--- Problem ---
Write out every line of the material as it stands, apart from the pictures.

Start Raw data

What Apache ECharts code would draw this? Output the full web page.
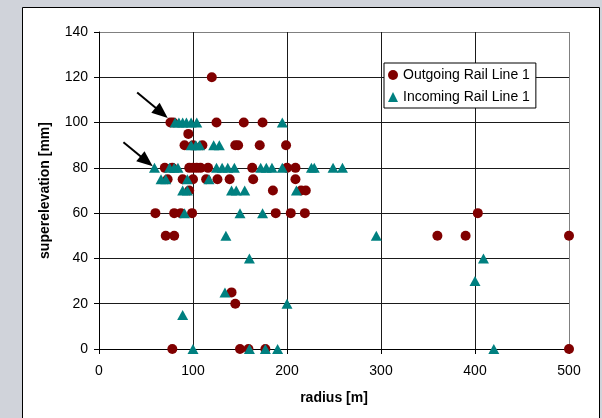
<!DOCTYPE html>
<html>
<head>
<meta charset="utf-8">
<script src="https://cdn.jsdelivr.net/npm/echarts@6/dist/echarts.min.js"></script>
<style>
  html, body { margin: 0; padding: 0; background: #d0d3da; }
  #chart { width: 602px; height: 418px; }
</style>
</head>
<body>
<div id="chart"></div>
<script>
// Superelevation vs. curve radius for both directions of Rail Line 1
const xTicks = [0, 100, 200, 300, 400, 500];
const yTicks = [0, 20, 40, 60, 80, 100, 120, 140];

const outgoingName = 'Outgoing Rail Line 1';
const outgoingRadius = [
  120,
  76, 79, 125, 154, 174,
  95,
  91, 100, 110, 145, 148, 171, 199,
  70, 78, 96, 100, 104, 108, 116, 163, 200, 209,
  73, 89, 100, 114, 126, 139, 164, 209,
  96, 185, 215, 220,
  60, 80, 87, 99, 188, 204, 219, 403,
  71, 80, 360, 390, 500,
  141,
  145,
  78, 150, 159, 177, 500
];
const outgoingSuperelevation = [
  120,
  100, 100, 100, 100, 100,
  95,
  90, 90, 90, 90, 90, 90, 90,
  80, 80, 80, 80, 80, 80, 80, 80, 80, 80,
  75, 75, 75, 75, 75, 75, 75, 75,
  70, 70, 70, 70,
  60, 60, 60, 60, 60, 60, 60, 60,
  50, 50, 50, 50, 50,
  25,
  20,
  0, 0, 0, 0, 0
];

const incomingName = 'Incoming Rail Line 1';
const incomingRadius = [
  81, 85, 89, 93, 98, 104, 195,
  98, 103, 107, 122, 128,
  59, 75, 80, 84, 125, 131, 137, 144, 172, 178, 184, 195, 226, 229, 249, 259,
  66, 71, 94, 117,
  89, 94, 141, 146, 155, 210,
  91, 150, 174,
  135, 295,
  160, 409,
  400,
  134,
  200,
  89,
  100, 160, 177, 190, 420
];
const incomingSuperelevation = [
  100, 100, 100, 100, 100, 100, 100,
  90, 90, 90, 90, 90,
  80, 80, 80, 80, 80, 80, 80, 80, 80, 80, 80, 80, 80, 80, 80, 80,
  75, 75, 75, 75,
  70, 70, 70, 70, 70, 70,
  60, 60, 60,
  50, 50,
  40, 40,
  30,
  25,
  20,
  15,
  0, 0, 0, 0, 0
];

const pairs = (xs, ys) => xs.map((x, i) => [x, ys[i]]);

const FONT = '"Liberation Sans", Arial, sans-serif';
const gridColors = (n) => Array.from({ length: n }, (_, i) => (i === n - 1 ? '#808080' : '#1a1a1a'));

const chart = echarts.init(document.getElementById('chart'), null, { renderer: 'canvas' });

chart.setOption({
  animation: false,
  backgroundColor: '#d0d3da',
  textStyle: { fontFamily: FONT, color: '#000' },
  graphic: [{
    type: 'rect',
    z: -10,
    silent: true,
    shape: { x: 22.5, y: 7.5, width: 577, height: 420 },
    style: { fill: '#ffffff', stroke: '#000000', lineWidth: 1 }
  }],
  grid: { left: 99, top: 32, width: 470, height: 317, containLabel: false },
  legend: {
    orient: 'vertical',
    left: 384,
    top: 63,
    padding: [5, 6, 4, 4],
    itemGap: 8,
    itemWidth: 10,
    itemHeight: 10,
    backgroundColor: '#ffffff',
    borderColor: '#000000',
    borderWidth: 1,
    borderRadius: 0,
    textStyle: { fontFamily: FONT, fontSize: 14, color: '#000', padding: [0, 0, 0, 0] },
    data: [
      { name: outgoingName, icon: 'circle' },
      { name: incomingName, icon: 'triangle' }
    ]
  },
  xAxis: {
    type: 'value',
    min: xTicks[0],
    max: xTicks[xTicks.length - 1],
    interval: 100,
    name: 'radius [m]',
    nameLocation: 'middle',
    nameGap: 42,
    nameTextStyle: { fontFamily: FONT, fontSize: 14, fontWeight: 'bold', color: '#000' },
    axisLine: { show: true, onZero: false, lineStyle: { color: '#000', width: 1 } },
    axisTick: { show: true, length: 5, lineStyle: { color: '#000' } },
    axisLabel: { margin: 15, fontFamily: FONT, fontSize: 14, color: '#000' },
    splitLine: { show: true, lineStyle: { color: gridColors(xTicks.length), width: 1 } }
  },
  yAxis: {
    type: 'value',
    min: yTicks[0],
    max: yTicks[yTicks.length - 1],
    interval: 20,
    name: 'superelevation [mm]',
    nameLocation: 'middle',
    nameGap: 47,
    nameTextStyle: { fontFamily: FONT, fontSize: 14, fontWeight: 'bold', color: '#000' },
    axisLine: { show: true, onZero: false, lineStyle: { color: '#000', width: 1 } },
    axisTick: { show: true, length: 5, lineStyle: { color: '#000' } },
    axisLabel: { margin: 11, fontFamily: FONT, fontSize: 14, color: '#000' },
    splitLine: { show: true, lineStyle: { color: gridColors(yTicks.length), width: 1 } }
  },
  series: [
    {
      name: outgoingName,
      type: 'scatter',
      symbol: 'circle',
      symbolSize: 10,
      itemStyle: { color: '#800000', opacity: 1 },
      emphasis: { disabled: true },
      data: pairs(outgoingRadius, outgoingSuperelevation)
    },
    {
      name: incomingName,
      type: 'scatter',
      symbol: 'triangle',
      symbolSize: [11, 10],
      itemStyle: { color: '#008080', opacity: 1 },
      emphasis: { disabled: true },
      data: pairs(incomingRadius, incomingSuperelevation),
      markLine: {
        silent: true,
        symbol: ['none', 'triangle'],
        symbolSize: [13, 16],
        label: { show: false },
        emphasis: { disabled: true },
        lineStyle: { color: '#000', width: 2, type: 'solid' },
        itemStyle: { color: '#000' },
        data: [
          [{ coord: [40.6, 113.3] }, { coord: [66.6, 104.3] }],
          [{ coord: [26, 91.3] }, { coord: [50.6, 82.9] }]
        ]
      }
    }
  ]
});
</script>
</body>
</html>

End Raw data

--- Solution ---
What Apache ECharts code would draw this? Output the full web page.
<!DOCTYPE html>
<html>
<head>
<meta charset="utf-8">
<script src="https://cdn.jsdelivr.net/npm/echarts@6/dist/echarts.min.js"></script>
<style>
  html, body { margin: 0; padding: 0; background: #d0d3da; }
  #chart { width: 602px; height: 418px; }
</style>
</head>
<body>
<div id="chart"></div>
<script>
// Superelevation vs. curve radius for both directions of Rail Line 1
const xTicks = [0, 100, 200, 300, 400, 500];
const yTicks = [0, 20, 40, 60, 80, 100, 120, 140];

const outgoingName = 'Outgoing Rail Line 1';
const outgoingRadius = [
  120,
  76, 79, 125, 154, 174,
  95,
  91, 100, 110, 145, 148, 171, 199,
  70, 78, 96, 100, 104, 108, 116, 163, 200, 209,
  73, 89, 100, 114, 126, 139, 164, 209,
  96, 185, 215, 220,
  60, 80, 87, 99, 188, 204, 219, 403,
  71, 80, 360, 390, 500,
  141,
  145,
  78, 150, 159, 177, 500
];
const outgoingSuperelevation = [
  120,
  100, 100, 100, 100, 100,
  95,
  90, 90, 90, 90, 90, 90, 90,
  80, 80, 80, 80, 80, 80, 80, 80, 80, 80,
  75, 75, 75, 75, 75, 75, 75, 75,
  70, 70, 70, 70,
  60, 60, 60, 60, 60, 60, 60, 60,
  50, 50, 50, 50, 50,
  25,
  20,
  0, 0, 0, 0, 0
];

const incomingName = 'Incoming Rail Line 1';
const incomingRadius = [
  81, 85, 89, 93, 98, 104, 195,
  98, 103, 107, 122, 128,
  59, 75, 80, 84, 125, 131, 137, 144, 172, 178, 184, 195, 226, 229, 249, 259,
  66, 71, 94, 117,
  89, 94, 141, 146, 155, 210,
  91, 150, 174,
  135, 295,
  160, 409,
  400,
  134,
  200,
  89,
  100, 160, 177, 190, 420
];
const incomingSuperelevation = [
  100, 100, 100, 100, 100, 100, 100,
  90, 90, 90, 90, 90,
  80, 80, 80, 80, 80, 80, 80, 80, 80, 80, 80, 80, 80, 80, 80, 80,
  75, 75, 75, 75,
  70, 70, 70, 70, 70, 70,
  60, 60, 60,
  50, 50,
  40, 40,
  30,
  25,
  20,
  15,
  0, 0, 0, 0, 0
];

const pairs = (xs, ys) => xs.map((x, i) => [x, ys[i]]);

const FONT = '"Liberation Sans", Arial, sans-serif';
const gridColors = (n) => Array.from({ length: n }, (_, i) => (i === n - 1 ? '#808080' : '#1a1a1a'));

const chart = echarts.init(document.getElementById('chart'), null, { renderer: 'canvas' });

chart.setOption({
  animation: false,
  backgroundColor: '#d0d3da',
  textStyle: { fontFamily: FONT, color: '#000' },
  graphic: [{
    type: 'rect',
    z: -10,
    silent: true,
    shape: { x: 22.5, y: 7.5, width: 577, height: 420 },
    style: { fill: '#ffffff', stroke: '#000000', lineWidth: 1 }
  }],
  grid: { left: 99, top: 32, width: 470, height: 317, containLabel: false },
  legend: {
    orient: 'vertical',
    left: 384,
    top: 63,
    padding: [5, 6, 4, 4],
    itemGap: 8,
    itemWidth: 10,
    itemHeight: 10,
    backgroundColor: '#ffffff',
    borderColor: '#000000',
    borderWidth: 1,
    borderRadius: 0,
    textStyle: { fontFamily: FONT, fontSize: 14, color: '#000', padding: [0, 0, 0, 0] },
    data: [
      { name: outgoingName, icon: 'circle' },
      { name: incomingName, icon: 'triangle' }
    ]
  },
  xAxis: {
    type: 'value',
    min: xTicks[0],
    max: xTicks[xTicks.length - 1],
    interval: 100,
    name: 'radius [m]',
    nameLocation: 'middle',
    nameGap: 42,
    nameTextStyle: { fontFamily: FONT, fontSize: 14, fontWeight: 'bold', color: '#000' },
    axisLine: { show: true, onZero: false, lineStyle: { color: '#000', width: 1 } },
    axisTick: { show: true, length: 5, lineStyle: { color: '#000' } },
    axisLabel: { margin: 15, fontFamily: FONT, fontSize: 14, color: '#000' },
    splitLine: { show: true, lineStyle: { color: gridColors(xTicks.length), width: 1 } }
  },
  yAxis: {
    type: 'value',
    min: yTicks[0],
    max: yTicks[yTicks.length - 1],
    interval: 20,
    name: 'superelevation [mm]',
    nameLocation: 'middle',
    nameGap: 47,
    nameTextStyle: { fontFamily: FONT, fontSize: 14, fontWeight: 'bold', color: '#000' },
    axisLine: { show: true, onZero: false, lineStyle: { color: '#000', width: 1 } },
    axisTick: { show: true, length: 5, lineStyle: { color: '#000' } },
    axisLabel: { margin: 11, fontFamily: FONT, fontSize: 14, color: '#000' },
    splitLine: { show: true, lineStyle: { color: gridColors(yTicks.length), width: 1 } }
  },
  series: [
    {
      name: outgoingName,
      type: 'scatter',
      symbol: 'circle',
      symbolSize: 10,
      itemStyle: { color: '#800000', opacity: 1 },
      emphasis: { disabled: true },
      data: pairs(outgoingRadius, outgoingSuperelevation)
    },
    {
      name: incomingName,
      type: 'scatter',
      symbol: 'triangle',
      symbolSize: [11, 10],
      itemStyle: { color: '#008080', opacity: 1 },
      emphasis: { disabled: true },
      data: pairs(incomingRadius, incomingSuperelevation),
      markLine: {
        silent: true,
        symbol: ['none', 'triangle'],
        symbolSize: [13, 16],
        label: { show: false },
        emphasis: { disabled: true },
        lineStyle: { color: '#000', width: 2, type: 'solid' },
        itemStyle: { color: '#000' },
        data: [
          [{ coord: [40.6, 113.3] }, { coord: [66.6, 104.3] }],
          [{ coord: [26, 91.3] }, { coord: [50.6, 82.9] }]
        ]
      }
    }
  ]
});
</script>
</body>
</html>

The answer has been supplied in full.